How HYPR-Secures IoT Authentication Flaws in Medical Devices
Lani Leuthvilay, HYPR
2 Min. Read | August 17, 2015
Jay Radcliffe was tinkering with his own best-selling insulin pump when every engineer’s worst fear was realized. He discovered a security hole in its wireless networking connection that could allow a malicious third party to alter the amount of insulin pumped. While it’s fortunate that the exploit never made it out in the open, flaws of this kind could potentially do serious injury if hackers were to exploit them. It’s astonishing to learn that even the most vital technological devices like insulin pumps are prone to authentication security vulnerabilities resulting from their manufacturers’ insufficient vigilance. As we progress with advancements in healthcare tech, security issues like this will become more commonplace – and that’s worrisome.
The writing is on the wall: connected devices across the healthcare industry are not inherently safe and will require embedded biometric authentication for medical use cases as an additional layer of security.

The Bio-T, as we call it, should be biometrically secured and accessible with or without an internet connection. Digesting this concept when the use case is a connected home or car entry point is simple, but what about medical devices?

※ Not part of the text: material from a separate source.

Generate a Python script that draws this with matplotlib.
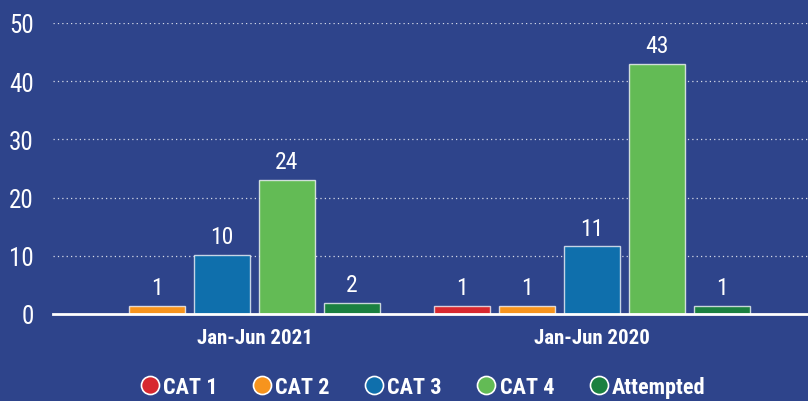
import matplotlib
matplotlib.use("Agg")
import matplotlib.pyplot as plt
from matplotlib.lines import Line2D
from matplotlib import font_manager

names = {f.name for f in font_manager.fontManager.ttflist}
fam = [n for n in ["Liberation Sans Narrow", "Roboto Condensed", "Open Sans Condensed", "Roboto"] if n in names] + ["DejaVu Sans"]
plt.rcParams['font.family'] = fam

periods = ["Jan-Jun 2021", "Jan-Jun 2020"]
series = ["CAT 1", "CAT 2", "CAT 3", "CAT 4", "Attempted"]
colors = ["#D7282F", "#F7941D", "#0F6FAC", "#63BB55", "#1B8040"]
# bar heights as drawn (None = no bar)
heights_2021 = [None, 1.4, 10.1, 23.1, 1.9]
heights_2020 = [1.4, 1.4, 11.6, 43.0, 1.4]
labels_2021 = [None, "1", "10", "24", "2"]
labels_2020 = ["1", "1", "11", "43", "1"]
yticks = [0, 10, 20, 30, 40, 50]

bg = "#2E448B"
fig = plt.figure(figsize=(8.08, 4.02), dpi=100, facecolor=bg)
ax = fig.add_axes([53/808, 1-315/402, 1-53/808, (315-24)/402])
ax.set_facecolor(bg)

spacing = 0.1926
width = 0.163
for gi, (hs, ls) in enumerate([(heights_2021, labels_2021), (heights_2020, labels_2020)]):
    idx = [i for i, h in enumerate(hs) if h is not None]
    n = len(idx)
    for k, i in enumerate(idx):
        x = gi + (k - (n - 1) / 2) * spacing
        ax.bar(x, hs[i], width=width, color=colors[i], edgecolor=(1, 1, 1, 0.75), linewidth=1, zorder=3)
        ax.text(x, hs[i] + 1.2, ls[i], ha="center", va="bottom", color="white", fontsize=17, zorder=4)

ax.set_xlim((53-254.5)/337.5, (808-254.5)/337.5)
ax.set_ylim(0, 50)
ax.set_yticks(yticks)
ax.set_yticklabels([str(v) for v in yticks], fontsize=18, color="white")
ax.set_xticks([0, 1])
ax.set_xticklabels(periods, fontsize=15, color="white", fontweight="bold")
ax.tick_params(axis="y", length=0, pad=14)
ax.tick_params(axis="x", length=0, pad=10)
for s in ax.spines.values():
    s.set_visible(False)
for v in yticks[1:]:
    ax.axhline(v, color="white", alpha=0.8, linestyle=(0, (1, 2.5)), linewidth=0.9, zorder=1)
ax.axhline(0, color="white", linewidth=2, zorder=5, clip_on=False)

handles = [Line2D([], [], marker="o", linestyle="none", markersize=13, markerfacecolor=c,
                  markeredgecolor="white", markeredgewidth=1.2) for c in colors]
leg = fig.legend(handles, series, loc="center", bbox_to_anchor=(422/808, 1-388/402), ncol=5,
                 frameon=False, fontsize=16, handletextpad=0.1, columnspacing=1.5, handlelength=1.0)
for t in leg.get_texts():
    t.set_color("white")
    t.set_fontweight("bold")

fig.savefig("out.png", dpi=100, facecolor=bg)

By design, many medical IoT nodes will not be connected to the Internet. Data in, data out will be rejected for the safety concerns experts are raising. Undeterred, we want to safeguard medical devices whose connectivity would be beneficial against external attacks but we intend on achieving this without requiring cloud connectivity. This application of the HYPR biometric encryption platform includes medical devices that may be found inside or outside the patient. The HYPR SDK will be embedded inside devices to enable reliable contactless communication with strong H2D2D (human-to-device-to-device) authentication.
Manufactures at this time haven’t addressed device security as much as they should, or at all. HYPR aims to help IoT engineers along the path toward a security solution that is easy to use, and easy to scale across an industry the size of healthcare. Today HYPR is working with medical IoT device engineers so that patients, physicians, and/or healthcare providers can use their biometric mobile device to authenticate either through NFC or BLE (Bluetooth Low Energy). Authorized users alone could alter medication flows, make necessary adjustments to therapies, and check an aspect of their overall health status. Such a use case intends on preventing the insulin pump hack from occurring by enforcing biometric security at any point of interaction with the device.
In the case of IoT devices across the medical industry, the device itself becomes a standalone biometric validation server that communicates with a user’s trusted biometric authenticator (such as a mobile phone or our HYPR Token). It is anticipated by 2020 there will be over 40 billion connected devices across the IoT. With exploits on this scale and of this severity – and with the device volume soaring – 2015 will be an interesting year for biometric IoT security.